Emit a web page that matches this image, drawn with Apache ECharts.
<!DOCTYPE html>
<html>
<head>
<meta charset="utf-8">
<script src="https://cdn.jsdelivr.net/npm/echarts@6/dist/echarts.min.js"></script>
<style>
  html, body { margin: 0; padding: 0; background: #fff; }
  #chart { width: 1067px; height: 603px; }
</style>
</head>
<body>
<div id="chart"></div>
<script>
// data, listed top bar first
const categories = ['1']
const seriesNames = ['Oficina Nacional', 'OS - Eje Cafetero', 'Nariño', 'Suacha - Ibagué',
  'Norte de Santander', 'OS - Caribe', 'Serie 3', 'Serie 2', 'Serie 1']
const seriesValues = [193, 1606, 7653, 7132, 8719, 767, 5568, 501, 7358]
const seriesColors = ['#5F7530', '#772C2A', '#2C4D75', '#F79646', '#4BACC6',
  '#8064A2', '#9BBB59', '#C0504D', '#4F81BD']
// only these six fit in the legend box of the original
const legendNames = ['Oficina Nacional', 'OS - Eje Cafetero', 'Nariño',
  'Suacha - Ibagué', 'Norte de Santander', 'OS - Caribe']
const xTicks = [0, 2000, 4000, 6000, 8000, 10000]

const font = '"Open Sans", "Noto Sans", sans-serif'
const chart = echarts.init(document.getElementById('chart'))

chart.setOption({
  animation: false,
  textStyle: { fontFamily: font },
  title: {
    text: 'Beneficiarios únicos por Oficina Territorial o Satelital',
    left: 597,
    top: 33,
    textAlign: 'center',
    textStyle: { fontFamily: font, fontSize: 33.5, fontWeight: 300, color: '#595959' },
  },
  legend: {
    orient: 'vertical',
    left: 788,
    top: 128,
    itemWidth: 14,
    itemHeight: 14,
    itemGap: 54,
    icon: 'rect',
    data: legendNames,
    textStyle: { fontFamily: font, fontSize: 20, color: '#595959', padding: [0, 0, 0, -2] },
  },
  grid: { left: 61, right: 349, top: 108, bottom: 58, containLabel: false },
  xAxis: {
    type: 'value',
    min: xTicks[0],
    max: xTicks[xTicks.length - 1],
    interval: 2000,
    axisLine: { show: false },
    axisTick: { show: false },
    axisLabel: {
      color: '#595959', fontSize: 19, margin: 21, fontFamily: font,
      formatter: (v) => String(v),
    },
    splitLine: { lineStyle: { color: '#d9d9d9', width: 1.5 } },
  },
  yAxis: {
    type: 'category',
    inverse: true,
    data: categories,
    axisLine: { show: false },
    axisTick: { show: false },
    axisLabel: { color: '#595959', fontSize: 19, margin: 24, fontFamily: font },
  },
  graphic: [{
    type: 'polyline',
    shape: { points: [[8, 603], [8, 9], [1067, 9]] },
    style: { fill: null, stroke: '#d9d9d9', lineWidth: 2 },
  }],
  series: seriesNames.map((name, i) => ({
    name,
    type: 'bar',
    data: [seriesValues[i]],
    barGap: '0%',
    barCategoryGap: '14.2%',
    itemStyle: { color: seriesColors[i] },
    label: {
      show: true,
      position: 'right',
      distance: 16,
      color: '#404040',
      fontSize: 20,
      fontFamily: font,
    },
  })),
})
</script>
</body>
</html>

OBJECTIVE: Please quote the data above in full, with no line missing.

ANSWER TO THIS EXERCISE:
Emit a web page that matches this image, drawn with Apache ECharts.
<!DOCTYPE html>
<html>
<head>
<meta charset="utf-8">
<script src="https://cdn.jsdelivr.net/npm/echarts@6/dist/echarts.min.js"></script>
<style>
  html, body { margin: 0; padding: 0; background: #fff; }
  #chart { width: 1067px; height: 603px; }
</style>
</head>
<body>
<div id="chart"></div>
<script>
// data, listed top bar first
const categories = ['1']
const seriesNames = ['Oficina Nacional', 'OS - Eje Cafetero', 'Nariño', 'Suacha - Ibagué',
  'Norte de Santander', 'OS - Caribe', 'Serie 3', 'Serie 2', 'Serie 1']
const seriesValues = [193, 1606, 7653, 7132, 8719, 767, 5568, 501, 7358]
const seriesColors = ['#5F7530', '#772C2A', '#2C4D75', '#F79646', '#4BACC6',
  '#8064A2', '#9BBB59', '#C0504D', '#4F81BD']
// only these six fit in the legend box of the original
const legendNames = ['Oficina Nacional', 'OS - Eje Cafetero', 'Nariño',
  'Suacha - Ibagué', 'Norte de Santander', 'OS - Caribe']
const xTicks = [0, 2000, 4000, 6000, 8000, 10000]

const font = '"Open Sans", "Noto Sans", sans-serif'
const chart = echarts.init(document.getElementById('chart'))

chart.setOption({
  animation: false,
  textStyle: { fontFamily: font },
  title: {
    text: 'Beneficiarios únicos por Oficina Territorial o Satelital',
    left: 597,
    top: 33,
    textAlign: 'center',
    textStyle: { fontFamily: font, fontSize: 33.5, fontWeight: 300, color: '#595959' },
  },
  legend: {
    orient: 'vertical',
    left: 788,
    top: 128,
    itemWidth: 14,
    itemHeight: 14,
    itemGap: 54,
    icon: 'rect',
    data: legendNames,
    textStyle: { fontFamily: font, fontSize: 20, color: '#595959', padding: [0, 0, 0, -2] },
  },
  grid: { left: 61, right: 349, top: 108, bottom: 58, containLabel: false },
  xAxis: {
    type: 'value',
    min: xTicks[0],
    max: xTicks[xTicks.length - 1],
    interval: 2000,
    axisLine: { show: false },
    axisTick: { show: false },
    axisLabel: {
      color: '#595959', fontSize: 19, margin: 21, fontFamily: font,
      formatter: (v) => String(v),
    },
    splitLine: { lineStyle: { color: '#d9d9d9', width: 1.5 } },
  },
  yAxis: {
    type: 'category',
    inverse: true,
    data: categories,
    axisLine: { show: false },
    axisTick: { show: false },
    axisLabel: { color: '#595959', fontSize: 19, margin: 24, fontFamily: font },
  },
  graphic: [{
    type: 'polyline',
    shape: { points: [[8, 603], [8, 9], [1067, 9]] },
    style: { fill: null, stroke: '#d9d9d9', lineWidth: 2 },
  }],
  series: seriesNames.map((name, i) => ({
    name,
    type: 'bar',
    data: [seriesValues[i]],
    barGap: '0%',
    barCategoryGap: '14.2%',
    itemStyle: { color: seriesColors[i] },
    label: {
      show: true,
      position: 'right',
      distance: 16,
      color: '#404040',
      fontSize: 20,
      fontFamily: font,
    },
  })),
})
</script>
</body>
</html>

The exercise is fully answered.